Pienso, ¡al fin sola! en medio de un delicado clima envolvente que invita a recordar. Evoco sin proponérmelo, los dos últimos films que analizamos en una de mis reuniones sobre cine clásico. «Rocco y sus hermanos» de Visconti y «Al Este del Paraíso» de Elia Kazán.

Ambas, desde diferentes épocas y miradas recrean disputas entre hermanos. Me gustan las dos, aunque no consiguen provocar alguna clase de identificación. En rigor no siempre es necesaria ésta para que un film te guste. Sin duda, el cine es aquello que trama la sensibilidad del siglo XX, que es el siglo en el que nací.

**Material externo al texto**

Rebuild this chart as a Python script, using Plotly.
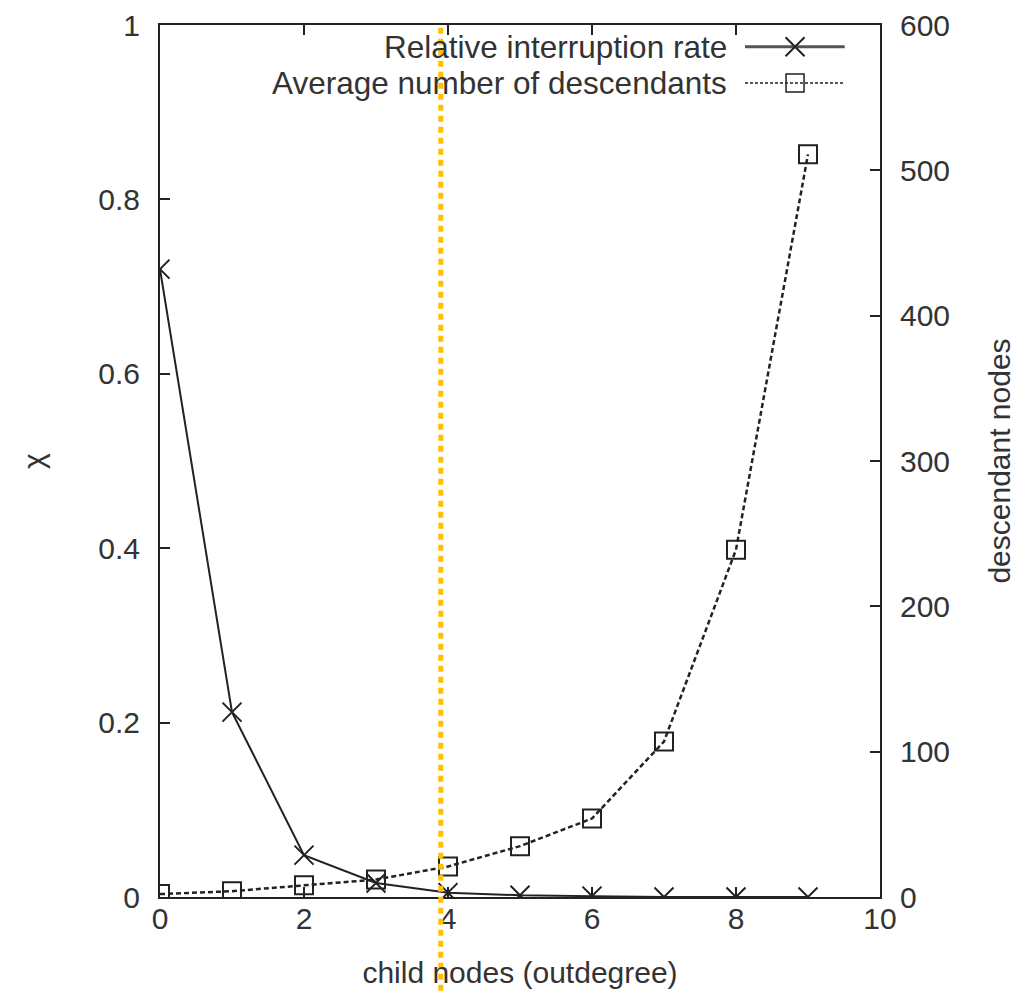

Sigue volando mi evocación y me detengo en el libro «El jardín de los Finzi-Contini» de Giorgio Bassani dirigida en cine por Vittorio De Sica. También existen hermanos, esta vez pertenecientes a una cierta aristocracia de Ferrara, Italia. Hermanos afines entre sí a pesar de diferencias en modos de pensar y obrar en la vida. En ésta sí se produce algo del orden de la identificación. No por lo de aristocracia, se entiende, sino por el lado de hermanos que se llevan razonablemente bien. No cuento el final. Sólo aclaro que uno de los dos muere joven. Ni mi hermano ni yo lo somos. La actriz que representa a Micol - la hermana - es la francesa Dominique Sandá, a quien solía ver en el banco de la esquina de mi casa con guantes de verano. Color beige.
 
En esa clase de elucubraciones estaba cuando entra uno de mi primos con su nueva mujer y su hija de siempre. No es cierto que las prepagas se rijan por el slogan «más barato por docena», sino que el azar también existe. Ese aire tan familiar me lleva a «El Gatopardo» escrita por Giuseppe de Lampedusa y dirigida por Luchino Visconti. Asocio al sobrino predilecto de Don Fabricio - el joven Tancredi - Alain Delón - con mi primo. Ni por lo revolucionario ni por su remoto parecido con el actor, sino por la frase «algo debe cambiar para que todo siga igual».

Vuelve la asistente. Los números que baraja son otros. Más bajos.

Me despido en forma educada de la chica y pienso «basta la salud» para leer y ver buen cine. ¿Hay muchas otras cosas placenteras en esta vida? ¿Viajar? Eso es trabajo.